Restate, exactly and only, the lines from the first through the line containing "const pingReadout = ['2.10V', '17pF'];".

#### Data ####

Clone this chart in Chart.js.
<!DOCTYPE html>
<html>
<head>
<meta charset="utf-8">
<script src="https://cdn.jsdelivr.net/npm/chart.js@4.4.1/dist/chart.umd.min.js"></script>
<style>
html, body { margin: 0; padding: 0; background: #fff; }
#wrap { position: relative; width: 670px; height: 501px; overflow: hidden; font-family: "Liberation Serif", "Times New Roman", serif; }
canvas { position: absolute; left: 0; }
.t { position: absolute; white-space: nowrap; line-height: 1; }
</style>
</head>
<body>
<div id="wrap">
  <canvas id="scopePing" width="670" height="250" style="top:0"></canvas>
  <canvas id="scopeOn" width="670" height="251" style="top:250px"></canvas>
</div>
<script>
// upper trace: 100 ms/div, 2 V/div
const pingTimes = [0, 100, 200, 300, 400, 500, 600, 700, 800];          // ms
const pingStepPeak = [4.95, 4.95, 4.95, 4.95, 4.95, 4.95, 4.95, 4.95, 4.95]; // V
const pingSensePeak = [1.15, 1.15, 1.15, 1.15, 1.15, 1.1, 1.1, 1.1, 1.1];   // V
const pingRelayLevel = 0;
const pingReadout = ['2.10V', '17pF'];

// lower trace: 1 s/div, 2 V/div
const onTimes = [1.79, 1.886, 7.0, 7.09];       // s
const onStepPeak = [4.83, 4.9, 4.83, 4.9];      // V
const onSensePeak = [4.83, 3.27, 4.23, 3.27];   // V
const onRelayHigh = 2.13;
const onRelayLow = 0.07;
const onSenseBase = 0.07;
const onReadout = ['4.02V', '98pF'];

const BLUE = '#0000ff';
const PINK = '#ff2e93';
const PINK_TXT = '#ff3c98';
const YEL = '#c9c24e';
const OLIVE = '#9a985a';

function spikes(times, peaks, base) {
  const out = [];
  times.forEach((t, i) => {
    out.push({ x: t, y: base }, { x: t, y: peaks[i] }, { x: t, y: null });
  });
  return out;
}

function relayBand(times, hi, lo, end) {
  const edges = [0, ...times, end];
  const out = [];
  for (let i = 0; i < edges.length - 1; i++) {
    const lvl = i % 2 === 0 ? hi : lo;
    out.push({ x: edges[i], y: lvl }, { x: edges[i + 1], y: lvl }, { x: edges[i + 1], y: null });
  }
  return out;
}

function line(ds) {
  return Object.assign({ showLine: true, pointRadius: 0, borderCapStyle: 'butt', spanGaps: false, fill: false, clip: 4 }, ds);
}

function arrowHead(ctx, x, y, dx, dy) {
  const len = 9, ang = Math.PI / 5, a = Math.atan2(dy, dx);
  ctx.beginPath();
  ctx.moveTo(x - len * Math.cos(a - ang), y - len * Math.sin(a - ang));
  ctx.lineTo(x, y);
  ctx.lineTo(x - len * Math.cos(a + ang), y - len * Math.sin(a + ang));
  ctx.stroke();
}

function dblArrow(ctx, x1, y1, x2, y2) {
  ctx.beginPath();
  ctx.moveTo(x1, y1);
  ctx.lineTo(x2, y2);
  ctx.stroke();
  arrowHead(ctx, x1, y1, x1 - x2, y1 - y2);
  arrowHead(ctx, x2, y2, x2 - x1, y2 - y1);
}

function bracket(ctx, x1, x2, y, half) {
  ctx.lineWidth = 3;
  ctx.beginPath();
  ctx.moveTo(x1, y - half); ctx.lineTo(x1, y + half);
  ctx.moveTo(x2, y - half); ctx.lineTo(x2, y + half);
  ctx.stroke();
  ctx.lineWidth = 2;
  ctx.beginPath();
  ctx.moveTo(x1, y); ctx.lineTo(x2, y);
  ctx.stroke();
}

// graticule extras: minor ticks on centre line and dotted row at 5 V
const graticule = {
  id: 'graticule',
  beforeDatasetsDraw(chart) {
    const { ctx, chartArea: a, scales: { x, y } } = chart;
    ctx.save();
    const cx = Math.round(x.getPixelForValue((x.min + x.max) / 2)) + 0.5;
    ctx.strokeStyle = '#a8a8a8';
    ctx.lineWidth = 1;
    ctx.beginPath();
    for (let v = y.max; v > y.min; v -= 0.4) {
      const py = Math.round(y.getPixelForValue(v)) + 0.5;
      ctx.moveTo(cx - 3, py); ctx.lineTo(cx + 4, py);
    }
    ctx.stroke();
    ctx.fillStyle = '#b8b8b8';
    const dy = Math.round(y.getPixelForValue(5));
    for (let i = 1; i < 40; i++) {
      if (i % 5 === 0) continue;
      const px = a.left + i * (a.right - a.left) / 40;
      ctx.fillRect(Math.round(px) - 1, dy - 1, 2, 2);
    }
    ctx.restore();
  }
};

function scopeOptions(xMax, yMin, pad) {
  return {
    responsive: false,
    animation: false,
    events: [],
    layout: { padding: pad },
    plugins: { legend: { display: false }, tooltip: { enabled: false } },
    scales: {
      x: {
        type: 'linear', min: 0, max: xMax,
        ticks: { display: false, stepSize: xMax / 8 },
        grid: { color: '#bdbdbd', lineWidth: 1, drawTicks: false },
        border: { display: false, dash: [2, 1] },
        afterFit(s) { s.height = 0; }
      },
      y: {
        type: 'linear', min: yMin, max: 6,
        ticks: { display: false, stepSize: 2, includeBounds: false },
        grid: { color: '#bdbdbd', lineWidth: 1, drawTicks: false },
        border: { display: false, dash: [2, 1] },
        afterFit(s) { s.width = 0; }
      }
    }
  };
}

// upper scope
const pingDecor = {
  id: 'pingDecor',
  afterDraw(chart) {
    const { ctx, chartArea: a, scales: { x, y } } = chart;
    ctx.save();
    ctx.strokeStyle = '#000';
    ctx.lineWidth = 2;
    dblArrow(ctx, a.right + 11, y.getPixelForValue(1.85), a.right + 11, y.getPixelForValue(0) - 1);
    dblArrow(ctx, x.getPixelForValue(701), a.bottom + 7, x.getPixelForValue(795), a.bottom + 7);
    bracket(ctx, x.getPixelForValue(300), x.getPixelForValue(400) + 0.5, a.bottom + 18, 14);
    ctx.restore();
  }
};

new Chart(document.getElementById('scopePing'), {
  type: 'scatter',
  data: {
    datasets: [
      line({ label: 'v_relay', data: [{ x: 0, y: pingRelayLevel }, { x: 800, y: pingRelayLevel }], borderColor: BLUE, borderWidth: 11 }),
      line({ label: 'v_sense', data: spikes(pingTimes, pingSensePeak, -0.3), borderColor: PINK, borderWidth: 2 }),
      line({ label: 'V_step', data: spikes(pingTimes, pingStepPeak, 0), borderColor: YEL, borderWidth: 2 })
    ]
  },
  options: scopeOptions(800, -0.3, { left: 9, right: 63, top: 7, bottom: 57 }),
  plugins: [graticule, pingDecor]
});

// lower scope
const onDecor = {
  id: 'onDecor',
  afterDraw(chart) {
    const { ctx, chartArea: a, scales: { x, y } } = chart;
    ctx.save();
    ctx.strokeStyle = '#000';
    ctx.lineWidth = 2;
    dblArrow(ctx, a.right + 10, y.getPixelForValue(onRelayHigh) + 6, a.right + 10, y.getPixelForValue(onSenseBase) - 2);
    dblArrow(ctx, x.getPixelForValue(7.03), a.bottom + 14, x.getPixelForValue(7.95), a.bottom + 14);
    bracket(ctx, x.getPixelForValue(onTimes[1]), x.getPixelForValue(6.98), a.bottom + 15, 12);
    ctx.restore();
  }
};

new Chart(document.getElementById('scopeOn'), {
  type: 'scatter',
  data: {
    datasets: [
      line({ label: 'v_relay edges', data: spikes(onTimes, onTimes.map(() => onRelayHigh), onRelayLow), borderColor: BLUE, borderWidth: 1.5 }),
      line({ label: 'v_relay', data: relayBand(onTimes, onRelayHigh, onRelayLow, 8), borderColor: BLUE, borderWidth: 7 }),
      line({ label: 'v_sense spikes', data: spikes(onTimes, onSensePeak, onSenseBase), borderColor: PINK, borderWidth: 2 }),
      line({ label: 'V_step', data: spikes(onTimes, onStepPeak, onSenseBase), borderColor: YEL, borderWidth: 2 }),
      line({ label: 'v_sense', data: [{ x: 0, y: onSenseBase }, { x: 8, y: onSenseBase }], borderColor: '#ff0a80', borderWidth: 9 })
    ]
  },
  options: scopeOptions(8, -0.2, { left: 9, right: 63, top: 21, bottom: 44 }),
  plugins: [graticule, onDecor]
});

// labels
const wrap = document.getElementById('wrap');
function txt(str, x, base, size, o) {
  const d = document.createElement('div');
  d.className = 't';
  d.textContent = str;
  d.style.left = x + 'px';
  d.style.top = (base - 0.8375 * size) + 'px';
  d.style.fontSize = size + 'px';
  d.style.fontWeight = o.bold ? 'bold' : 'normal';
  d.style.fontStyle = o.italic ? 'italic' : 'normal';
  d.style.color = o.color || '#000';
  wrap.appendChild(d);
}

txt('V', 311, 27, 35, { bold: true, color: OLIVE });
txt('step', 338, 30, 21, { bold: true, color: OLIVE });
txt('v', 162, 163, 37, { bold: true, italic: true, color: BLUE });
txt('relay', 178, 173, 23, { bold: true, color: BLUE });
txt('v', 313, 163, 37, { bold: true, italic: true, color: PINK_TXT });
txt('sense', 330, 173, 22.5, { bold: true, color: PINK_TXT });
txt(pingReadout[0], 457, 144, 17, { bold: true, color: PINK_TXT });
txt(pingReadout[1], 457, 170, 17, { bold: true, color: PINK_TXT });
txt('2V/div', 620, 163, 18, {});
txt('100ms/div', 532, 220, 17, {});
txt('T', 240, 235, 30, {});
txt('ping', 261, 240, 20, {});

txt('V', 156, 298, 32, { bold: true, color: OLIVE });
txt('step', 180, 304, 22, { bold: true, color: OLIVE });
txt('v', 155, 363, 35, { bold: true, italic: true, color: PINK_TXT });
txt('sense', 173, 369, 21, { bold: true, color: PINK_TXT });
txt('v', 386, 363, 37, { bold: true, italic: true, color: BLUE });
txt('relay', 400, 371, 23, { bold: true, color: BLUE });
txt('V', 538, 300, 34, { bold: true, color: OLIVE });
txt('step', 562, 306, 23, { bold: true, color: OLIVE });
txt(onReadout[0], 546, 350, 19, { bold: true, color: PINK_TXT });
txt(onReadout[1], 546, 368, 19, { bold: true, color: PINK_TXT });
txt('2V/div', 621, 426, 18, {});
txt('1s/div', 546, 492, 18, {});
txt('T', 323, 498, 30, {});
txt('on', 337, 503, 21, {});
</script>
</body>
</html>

####

- **Final answer**:
Clone this chart in Chart.js.
<!DOCTYPE html>
<html>
<head>
<meta charset="utf-8">
<script src="https://cdn.jsdelivr.net/npm/chart.js@4.4.1/dist/chart.umd.min.js"></script>
<style>
html, body { margin: 0; padding: 0; background: #fff; }
#wrap { position: relative; width: 670px; height: 501px; overflow: hidden; font-family: "Liberation Serif", "Times New Roman", serif; }
canvas { position: absolute; left: 0; }
.t { position: absolute; white-space: nowrap; line-height: 1; }
</style>
</head>
<body>
<div id="wrap">
  <canvas id="scopePing" width="670" height="250" style="top:0"></canvas>
  <canvas id="scopeOn" width="670" height="251" style="top:250px"></canvas>
</div>
<script>
// upper trace: 100 ms/div, 2 V/div
const pingTimes = [0, 100, 200, 300, 400, 500, 600, 700, 800];          // ms
const pingStepPeak = [4.95, 4.95, 4.95, 4.95, 4.95, 4.95, 4.95, 4.95, 4.95]; // V
const pingSensePeak = [1.15, 1.15, 1.15, 1.15, 1.15, 1.1, 1.1, 1.1, 1.1];   // V
const pingRelayLevel = 0;
const pingReadout = ['2.10V', '17pF'];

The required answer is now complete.